>> BEGIN

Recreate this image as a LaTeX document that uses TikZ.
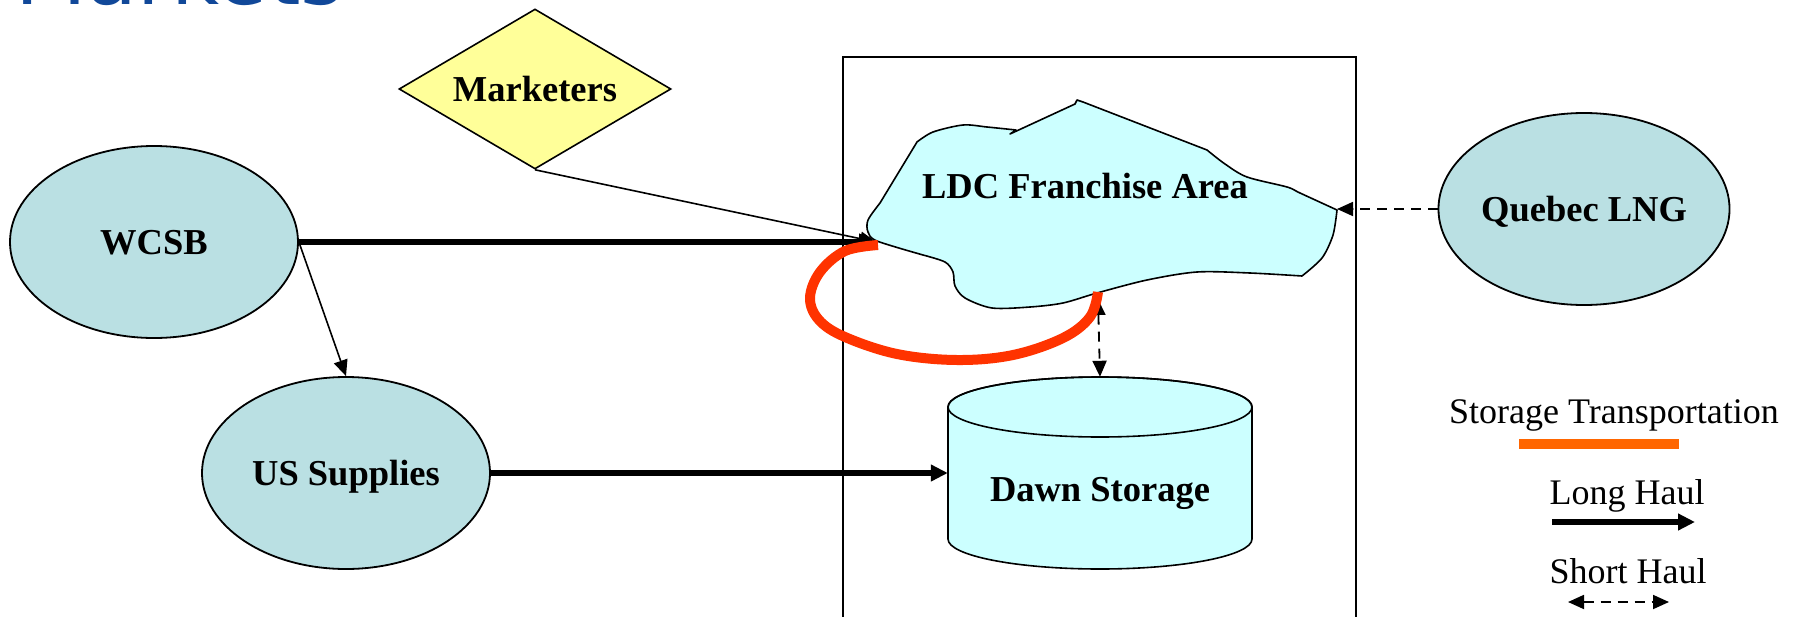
\documentclass[tikz,border=0pt]{standalone}
\usepackage{fontspec}
\setmainfont{Liberation Serif}
\newfontfamily\titlefont{DejaVu Sans}
\usetikzlibrary{shapes.geometric,arrows.meta}
\definecolor{ellfill}{RGB}{186,224,227}
\definecolor{cyanfill}{RGB}{204,255,255}
\definecolor{yelfill}{RGB}{255,255,153}
\definecolor{loopred}{RGB}{255,51,0}
\definecolor{legorange}{RGB}{255,102,0}
\definecolor{titleblue}{RGB}{17,72,153}
\begin{document}
\begin{tikzpicture}[x=1pt,y=-1pt,
  lbl/.style={font=\fontsize{36.5pt}{40pt}\selectfont\bfseries, text height=24pt, text depth=0pt, inner sep=0pt},
  leg/.style={font=\fontsize{36pt}{40pt}\selectfont, inner sep=0pt, anchor=base},
  src/.style={ellipse, draw, line width=1.8pt, fill=ellfill, minimum width=288pt, minimum height=192pt, inner sep=0pt, lbl},
  mkt/.style={diamond, draw, line width=1.6pt, fill=yelfill, minimum width=272pt, minimum height=160pt, aspect=2, inner sep=0pt, lbl},
  cyl/.style={fill=cyanfill, draw, line width=1.6pt},
  cloudst/.style={fill=cyanfill, draw, line width=1.6pt, line join=round},
  tipA/.style={-{Triangle[length=16pt,width=14pt]}},
  tipB/.style={{Triangle[length=16pt,width=14pt]}-{Triangle[length=16pt,width=14pt]}},
  longhaul/.style={line width=5.5pt, -{Triangle[length=17pt,width=16pt]}},
  thinarrow/.style={line width=1.6pt, tipA},
  dashedarrow/.style={line width=1.8pt, dash pattern=on 10pt off 7pt, tipA},
  dasheddouble/.style={line width=1.8pt, dash pattern=on 10pt off 7pt, tipB},
  storageline/.style={line width=10pt, loopred},
]
\useasboundingbox (0,0) rectangle (1797,616);
\clip (0,0) rectangle (1797,616);

% title (cut off at top)
\node[anchor=base west, inner sep=0pt, font=\titlefont\fontsize{83pt}{90pt}\selectfont, text=titleblue] (title) at (15,4) {Markets};

% franchise box
\draw[line width=1.8pt] (843,57) rectangle (1356,660);

% LDC cloud
\filldraw[cloudst] plot[smooth, tension=0.5] coordinates {(923,255) (877,241) (868,232) (868,220) (880,203)}
  -- (917,142)
  -- plot[smooth, tension=0.5] coordinates {(917,142) (933,132) (963,125) (987,127) (1016,130)}
  -- (1010,134) -- (1075,104) -- (1077,100) -- (1083,102) -- (1207,150)
  -- plot[smooth, tension=0.5] coordinates {(1207,150) (1225,164) (1247,177) (1287,187) (1300,193) (1337,210)}
  -- plot[smooth, tension=0.5] coordinates {(1337,210) (1333,235) (1322,258) (1302,276)}
  -- plot[smooth, tension=0.5] coordinates {(1302,276) (1250,273) (1197,272) (1147,280) (1097,293) (1063,303) (1030,307) (992,308) (965,298) (955,286) (953,272) (945,262) (923,255)}
  -- cycle;
\node[lbl] (ldc) at (1085,186) {LDC Franchise Area};
\coordinate (ldcw) at (876,242);
\coordinate (ldce) at (1337,209);
\coordinate (ldcs) at (1098,299);
\coordinate (loopa) at (878,245);
\coordinate (loopb) at (1098,292);

% Dawn storage cylinder
\filldraw[cyl] (948,407) -- (948,539)
  arc[start angle=180, end angle=360, x radius=152pt, y radius=30pt]
  -- (1252,407)
  arc[start angle=0, end angle=180, x radius=152pt, y radius=30pt] -- cycle;
\draw[line width=1.6pt] (1100,407) ellipse[x radius=152pt, y radius=30pt];
\node[minimum width=304pt, minimum height=192pt, inner sep=0pt] (dawn) at (1100,473) {};
\node[lbl] (dawnlbl) at (1100,489) {Dawn Storage};

% supply nodes
\node[src] (wcsb) at (154,242) {WCSB};
\node[src] (us) at (346,473) {US Supplies};
\node[src] (qlng) at (1584,209) {Quebec LNG};
\node[mkt] (mk) at (535,89) {Marketers};

% connectors
\draw[thinarrow] (wcsb.east) -- (us.north);
\draw[thinarrow] (mk.south) -- (ldcw);
\draw[longhaul] (wcsb.east) -- (ldcw);
\draw[longhaul] (us.east) -- (dawn.west);
\draw[dashedarrow] (qlng.west) -- (ldce);
\draw[dasheddouble] (ldcs) -- (dawn.north);

% storage transportation loop
\draw[storageline] plot[smooth, tension=0.6] coordinates {(loopa) (845,251) (820,272) (810,298) (819,320) (845,337) (897,354) (957,360) (1013,355) (1063,338) (1090,317) (loopb)};

% legend
\node[leg] (legst) at (1614,423) {Storage Transportation};
\coordinate (stA) at (1519,444);
\coordinate (stB) at (1679,444);
\draw[legorange, line width=10pt] (stA) -- (stB);
\node[leg] (leglh) at (1627,504) {Long Haul};
\coordinate (lhA) at (1552,522);
\coordinate (lhB) at (1695,522);
\draw[longhaul] (lhA) -- (lhB);
\node[leg] (legsh) at (1628,583) {Short Haul};
\coordinate (shA) at (1568,602);
\coordinate (shB) at (1669,602);
\draw[dasheddouble] (shA) -- (shB);
\end{tikzpicture}
\end{document}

>> END

## Task to complete
Leave out the pictures and output the rest of the material exactly as written.

## Output below
Recreate this image as a LaTeX document that uses TikZ.
\documentclass[tikz,border=0pt]{standalone}
\usepackage{fontspec}
\setmainfont{Liberation Serif}
\newfontfamily\titlefont{DejaVu Sans}
\usetikzlibrary{shapes.geometric,arrows.meta}
\definecolor{ellfill}{RGB}{186,224,227}
\definecolor{cyanfill}{RGB}{204,255,255}
\definecolor{yelfill}{RGB}{255,255,153}
\definecolor{loopred}{RGB}{255,51,0}
\definecolor{legorange}{RGB}{255,102,0}
\definecolor{titleblue}{RGB}{17,72,153}
\begin{document}
\begin{tikzpicture}[x=1pt,y=-1pt,
  lbl/.style={font=\fontsize{36.5pt}{40pt}\selectfont\bfseries, text height=24pt, text depth=0pt, inner sep=0pt},
  leg/.style={font=\fontsize{36pt}{40pt}\selectfont, inner sep=0pt, anchor=base},
  src/.style={ellipse, draw, line width=1.8pt, fill=ellfill, minimum width=288pt, minimum height=192pt, inner sep=0pt, lbl},
  mkt/.style={diamond, draw, line width=1.6pt, fill=yelfill, minimum width=272pt, minimum height=160pt, aspect=2, inner sep=0pt, lbl},
  cyl/.style={fill=cyanfill, draw, line width=1.6pt},
  cloudst/.style={fill=cyanfill, draw, line width=1.6pt, line join=round},
  tipA/.style={-{Triangle[length=16pt,width=14pt]}},
  tipB/.style={{Triangle[length=16pt,width=14pt]}-{Triangle[length=16pt,width=14pt]}},
  longhaul/.style={line width=5.5pt, -{Triangle[length=17pt,width=16pt]}},
  thinarrow/.style={line width=1.6pt, tipA},
  dashedarrow/.style={line width=1.8pt, dash pattern=on 10pt off 7pt, tipA},
  dasheddouble/.style={line width=1.8pt, dash pattern=on 10pt off 7pt, tipB},
  storageline/.style={line width=10pt, loopred},
]
\useasboundingbox (0,0) rectangle (1797,616);
\clip (0,0) rectangle (1797,616);

% title (cut off at top)
\node[anchor=base west, inner sep=0pt, font=\titlefont\fontsize{83pt}{90pt}\selectfont, text=titleblue] (title) at (15,4) {Markets};

% franchise box
\draw[line width=1.8pt] (843,57) rectangle (1356,660);

% LDC cloud
\filldraw[cloudst] plot[smooth, tension=0.5] coordinates {(923,255) (877,241) (868,232) (868,220) (880,203)}
  -- (917,142)
  -- plot[smooth, tension=0.5] coordinates {(917,142) (933,132) (963,125) (987,127) (1016,130)}
  -- (1010,134) -- (1075,104) -- (1077,100) -- (1083,102) -- (1207,150)
  -- plot[smooth, tension=0.5] coordinates {(1207,150) (1225,164) (1247,177) (1287,187) (1300,193) (1337,210)}
  -- plot[smooth, tension=0.5] coordinates {(1337,210) (1333,235) (1322,258) (1302,276)}
  -- plot[smooth, tension=0.5] coordinates {(1302,276) (1250,273) (1197,272) (1147,280) (1097,293) (1063,303) (1030,307) (992,308) (965,298) (955,286) (953,272) (945,262) (923,255)}
  -- cycle;
\node[lbl] (ldc) at (1085,186) {LDC Franchise Area};
\coordinate (ldcw) at (876,242);
\coordinate (ldce) at (1337,209);
\coordinate (ldcs) at (1098,299);
\coordinate (loopa) at (878,245);
\coordinate (loopb) at (1098,292);

% Dawn storage cylinder
\filldraw[cyl] (948,407) -- (948,539)
  arc[start angle=180, end angle=360, x radius=152pt, y radius=30pt]
  -- (1252,407)
  arc[start angle=0, end angle=180, x radius=152pt, y radius=30pt] -- cycle;
\draw[line width=1.6pt] (1100,407) ellipse[x radius=152pt, y radius=30pt];
\node[minimum width=304pt, minimum height=192pt, inner sep=0pt] (dawn) at (1100,473) {};
\node[lbl] (dawnlbl) at (1100,489) {Dawn Storage};

% supply nodes
\node[src] (wcsb) at (154,242) {WCSB};
\node[src] (us) at (346,473) {US Supplies};
\node[src] (qlng) at (1584,209) {Quebec LNG};
\node[mkt] (mk) at (535,89) {Marketers};

% connectors
\draw[thinarrow] (wcsb.east) -- (us.north);
\draw[thinarrow] (mk.south) -- (ldcw);
\draw[longhaul] (wcsb.east) -- (ldcw);
\draw[longhaul] (us.east) -- (dawn.west);
\draw[dashedarrow] (qlng.west) -- (ldce);
\draw[dasheddouble] (ldcs) -- (dawn.north);

% storage transportation loop
\draw[storageline] plot[smooth, tension=0.6] coordinates {(loopa) (845,251) (820,272) (810,298) (819,320) (845,337) (897,354) (957,360) (1013,355) (1063,338) (1090,317) (loopb)};

% legend
\node[leg] (legst) at (1614,423) {Storage Transportation};
\coordinate (stA) at (1519,444);
\coordinate (stB) at (1679,444);
\draw[legorange, line width=10pt] (stA) -- (stB);
\node[leg] (leglh) at (1627,504) {Long Haul};
\coordinate (lhA) at (1552,522);
\coordinate (lhB) at (1695,522);
\draw[longhaul] (lhA) -- (lhB);
\node[leg] (legsh) at (1628,583) {Short Haul};
\coordinate (shA) at (1568,602);
\coordinate (shB) at (1669,602);
\draw[dasheddouble] (shA) -- (shB);
\end{tikzpicture}
\end{document}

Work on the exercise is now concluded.